The majority of Kirili's works shown in Valenciennes were relatively small scale, chiefly terra-cottas, with a few direct polychrome waxes and cast plasters. Several larger pieces, modeled in clay then molded and cast in plaster, concrete or bronze, completed this overview of the artist's involvement with modeling. (The show also included 19 of his drawings and five photographs.)
In the terra-cottas, Kirili most often combines differently pigmented clays to yield an indwelling rather than applied polychromy. These pieces are basketball-size or smaller, since that is the mass which Kirili can heft, manipulate and fire comfortably. The surface is open and sensual, and one feels a musical push and pull, fold and stretch. The cast works range from the size of a bust to that of a standing figure. Their surface is less immediate, both because Kirili attacks the clay originals in a more classical and reflective manner, and because of the mediation of the casting process.

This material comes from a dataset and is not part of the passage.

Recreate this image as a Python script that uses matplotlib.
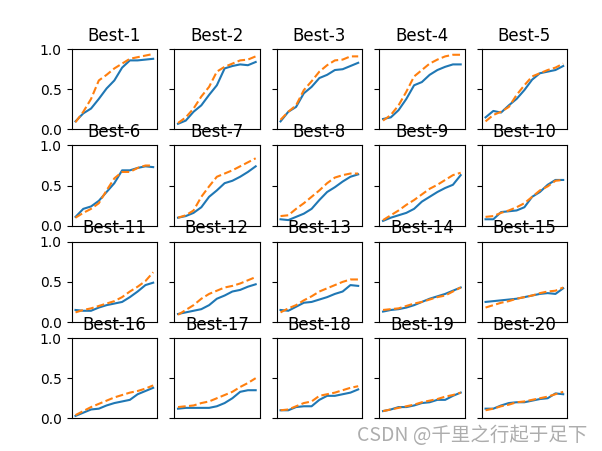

In the exhibition's first two rooms, Kirili's works were installed within the museum's collection of Carpeaux's sculptures and studies. In the second two rooms, Kirili's pieces stood on their own, but for the company of a few Carpeaux sketches on paper, stunning in their freedom and mastery of hand. Kirili made certain pieces in direct dialogue with Carpeaux's sculptures, most noticeably in a series of small polychrome waxes (Fa Presto I-IX, 2001). But in most cases, the visual connections between the artists' works preexisted their rendezvous in Valenciennes.
The show's pairing of modern and historical often was illuminating, as in the encounter between Carpeaux's small cast plaster study (1863-64) for the standing bronze Watteau that presides over a local square and Kirili's slightly larger plaster Nun (1984), whose surface is marked with an easy dancing rhythm of black ink lines. Both pieces are deft and equally communicative of speed and lightness. When seen alongside Kirili's sculpture, Carpeaux's figurative piece is no longer perceived as a study for the well-known monument, but viewed anew as a work in itself. When Carpeaux probed, poked and prodded his clay sketch, the marks stood for Watteau's finery, but here they recover their abstract immediacy. The very process of modeling threatens the figure's integrity.
The juxtaposition of the earlier artist and the later helped us see which qualities are common to both bodies of work and which specific to one or the other. The pairing of Carpeaux's cast-plaster Sketch of Ugolin and His Children (ca. 1857-61) with Kirili's Bird (1998), a black-and-white terracotta, pointed to a shared brutality, as if the urgency of the shaping suffered little restriction, either from mimesis in Carpeaux's case, or from taste and formalism in Kirili's.